To survive a motion to dismiss under Fed. R. Civ. P. 12(b)(6), a complaint must contain sufficient factual matter that "state[s] a claim to relief that is plausible on its face." Bell Atl. Corp. v. Twombly, 550 U.S. 544, 570 (2007). A claim is plausible on its face when the factual allegations allow the court to infer the defendant's liability based on the alleged conduct. Ashcroft v. Iqbal, 556 U.S. 662, 663 (2009). The factual allegations must present more than "the mere possibility of misconduct." Id. at 678.

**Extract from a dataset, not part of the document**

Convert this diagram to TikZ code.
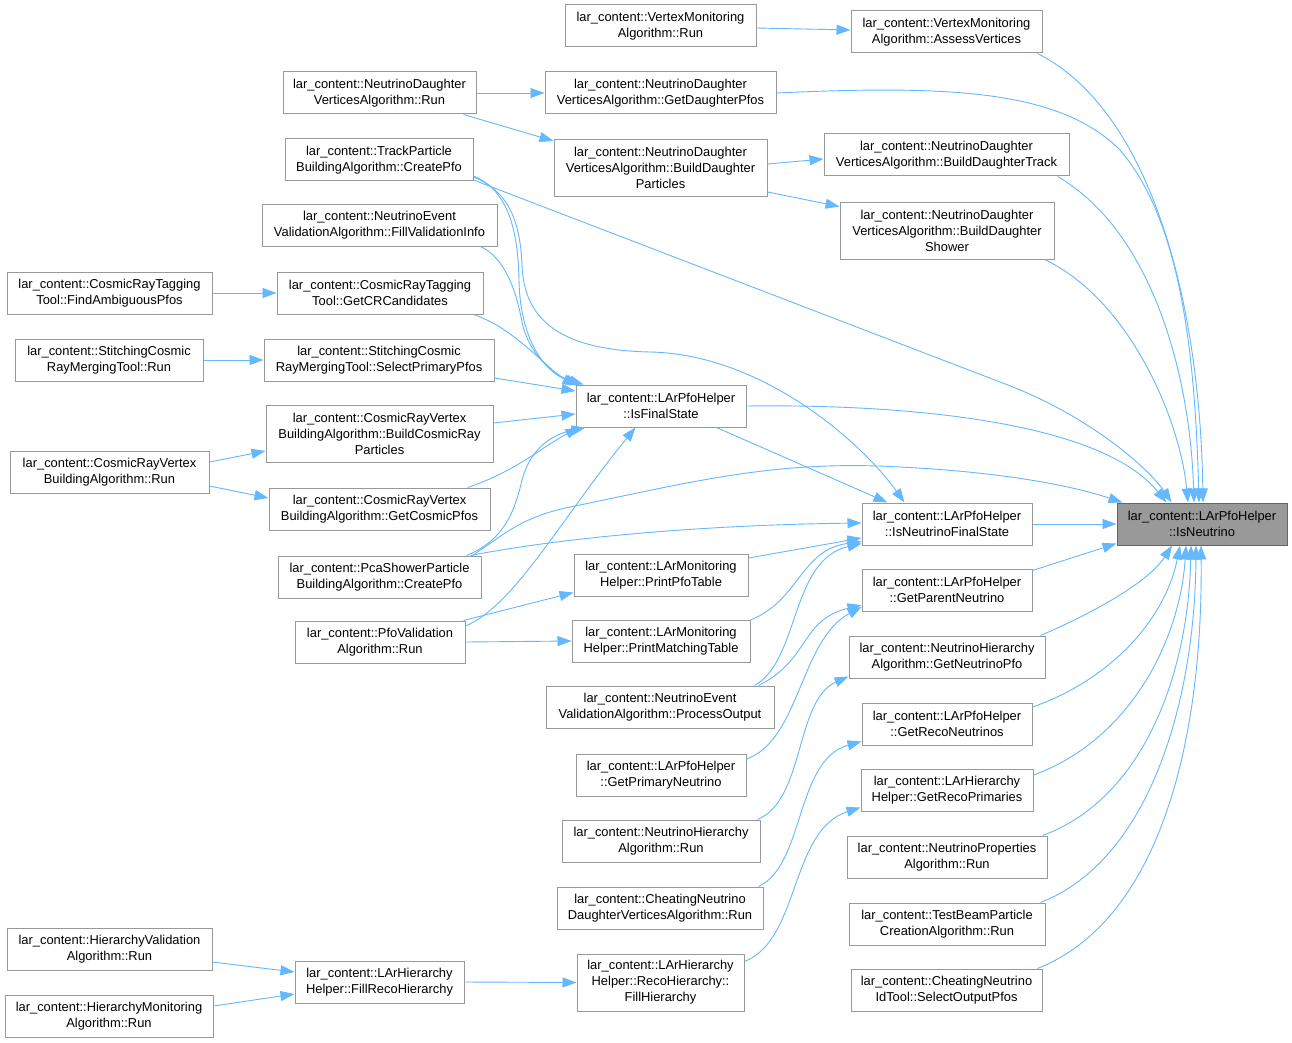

When considering a motion to dismiss, the court must accept all allegations of material fact as true and construe those facts in the light most favorable to the non-movant. Burgert, 200 F.3d at 663. But the court is "not bound to accept as true a legal conclusion couched as a factual allegation." Twombly, 550 U.S. at 555. If the complaint is dismissed, leave to amend should be granted unless "the pleading could not possibly be cured by the allegation of other facts." Doe v. United States, 58 F.3d 494, 497 (9th Cir. 1995). DISCUSSION I. Eleventh Amendment Defendants first argue that the Eleventh Amendment bars Plaintiffs’ claims because their allegations against Defendants are not allegations against Defendants in their personal capacities,

but instead against Defendants’ offices. “The Eleventh Amendment provides the states with sovereign immunity, allowing a state the privilege not to be sued, whether by its own citizens or those of another state, without its consent.” Boquist v. Or. State Senate, 432 F. Supp. 3d 1221, 1227 (D. Or. 2020), aff’d in part sub nom. Boquist v. Courtney, No. 20-35080, 2022 WL 1184730 (9th Cir. Apr. 21, 2022), and rev’d in part sub nom. Boquist v. Courtney, 32 F.4th 764 (9th Cir. 2022) (citations and quotations omitted). Sovereign immunity extends to state officials in their official capacities. Will v. Michigan Dep’t of State Police, 491 U.S. 58, 71 (1989) (“[A] suit against

a state official in his or her official capacity is not a suit against the official but rather is a suit against the official's office. As such, it is no different from a suit against the State itself.”); Pena v. Gardner, 976 F.2d 469, 473 (9th Cir. 1992), as amended (Oct. 9, 1992) (“An official sued in his official capacity has the same immunity as the state, and is entitled to Eleventh Amendment Immunity.”). The distinction between official-capacity suits and personal-capacity suits is more than just “a mere pleading device.” Hafer v. Melo, 502 U.S. 21, 17 (1991) (quoting Will, 491 U.S. at 71). Whereas official-capacity suits “generally represent only another way of pleading an action against an entity of which an officer is an agent[,]” personal-capacity suits seek to impose personal liability

upon a government official for actions he takes under color of state law. Kentucky v. Graham, 473 U.S. 159, 165 (1985) (quoting Monell v. Dep’t of Soc. Servs. of City of New York, 436 U.S. 658, 690 n.55 (1978)). “Officers sued in their personal capacity come to court as individuals, and the real party of interest in the individual, not the sovereign.” Magassa v. Mayorkas, 52 F.4th 1156, 1162 (9th Cir. 2022), cert. denied, 144 S. Ct.